Follow the Golden Rule of web programming: Never Trust the Client.
When you send a Set-Cookie header to the client, you are asking the browser nicely if it could please store this data for you, and please only do so for this amount of time. A browser might comply with your request, or it might spray-paint the content of the cookie onto the wall of an art gallery (I kind of want to make that artwork now...)
The server must not assume that just because a request contains a particular Cookie header, it represents a browser obeying the earlier instructions from Set-Cookie. Like any other input from the client, the value must be treated with suspicion.
Even if the browser implements things correctly, the user might circumvent that behaviour. In the case of browser sessions, many users leave computers logged in, with dozens of browser tabs open, for days and weeks at a time, which makes the concept of a "session" fairly meaningless.
How then do sites make sure that session tokens are properly invalidated at the end of a session?

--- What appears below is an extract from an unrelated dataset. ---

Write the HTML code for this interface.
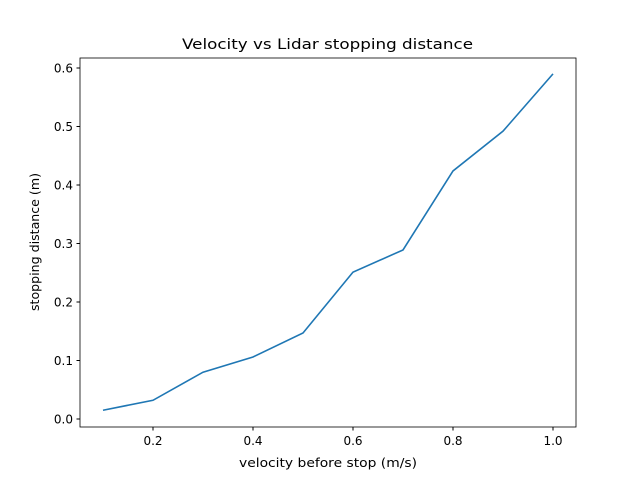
<!DOCTYPE html>
<html><head><meta charset="utf-8"><style>
html,body{margin:0;padding:0;background:#fff;}
svg{display:block;font-family:"DejaVu Sans","Liberation Sans",sans-serif;}
</style></head><body>
<svg id="chart" width="640" height="480">
<rect width="640" height="480" fill="#fff"/>
<text x="327.5" y="49" text-anchor="middle" font-size="14.5" textLength="291" lengthAdjust="spacingAndGlyphs">Velocity vs Lidar stopping distance</text>
<g id="xt"></g>
<g id="yt"></g>
<path id="line" fill="none" stroke="#1f77b4" stroke-width="1.6"/>
<rect x="80" y="58" width="496" height="369" fill="none" stroke="#000" stroke-width="0.8"/>
<text x="328" y="467" text-anchor="middle" font-size="12" textLength="178" lengthAdjust="spacingAndGlyphs">velocity before stop (m/s)</text>
<text transform="translate(39,242) rotate(-90)" text-anchor="middle" font-size="12" textLength="138" lengthAdjust="spacingAndGlyphs">stopping distance (m)</text>
</svg>
<script>
const velocities=[0.1,0.2,0.3,0.4,0.5,0.6,0.7,0.8,0.9,1.0];
const distances=[0.015,0.032,0.080,0.106,0.147,0.251,0.289,0.424,0.492,0.590];
const xTicks=[0.2,0.4,0.6,0.8,1.0];
const xTickLabels=["0.2","0.4","0.6","0.8","1.0"];
const yTicks=[0,0.1,0.2,0.3,0.4,0.5,0.6];
const yTickLabels=["0.0","0.1","0.2","0.3","0.4","0.5","0.6"];
const ns="http://www.w3.org/2000/svg";
const sx=v=>53+500*v, sy=v=>419-585*v;
const xt=document.getElementById('xt'), yt=document.getElementById('yt');
xTicks.forEach((t,i)=>{
 const l=document.createElementNS(ns,'line');
 l.setAttribute('x1',sx(t));l.setAttribute('x2',sx(t));l.setAttribute('y1',427);l.setAttribute('y2',430.5);l.setAttribute('stroke','#000');
 
 
 xt.appendChild(l);
 const tx=document.createElementNS(ns,'text');
 tx.setAttribute('x',sx(t));tx.setAttribute('y',445);tx.setAttribute('text-anchor','middle');tx.setAttribute('font-size','12');
 tx.textContent=xTickLabels[i];
 
 
 xt.appendChild(tx);
});
yTicks.forEach((t,i)=>{
 const l=document.createElementNS(ns,'line');
 l.setAttribute('x1',76.5);l.setAttribute('x2',80);l.setAttribute('y1',sy(t));l.setAttribute('y2',sy(t));l.setAttribute('stroke','#000');
 
 
 yt.appendChild(l);
 const tx=document.createElementNS(ns,'text');
 tx.setAttribute('x',73);tx.setAttribute('y',sy(t)+4.5);tx.setAttribute('text-anchor','end');tx.setAttribute('font-size','12');
 tx.textContent=yTickLabels[i];
 
 
 yt.appendChild(tx);
});
document.getElementById('line').setAttribute('d',velocities.map((v,i)=>(i?'L':'M')+sx(v)+','+sy(distances[i])).join(' '));
</script>
</body></html>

The session token needs to be invalidated independently of the cookie; there are two general approaches:
- The session token is tracked on the server, in some form of data store (as simple as a directory on disk, or as elaborate as a distributed highly-available key-value database). The server can track logout events and expiry times in that data store, and reject any session token that is invalid.
- The session token is a signed message containing its own (usually quite short) expiry time, such as a JWT. The server validates the signature first; if that's valid, it validates the expiry time; if that's valid, it might also check a list of explicitly revoked tokens (for logout or user deletion); only then is the token accepted.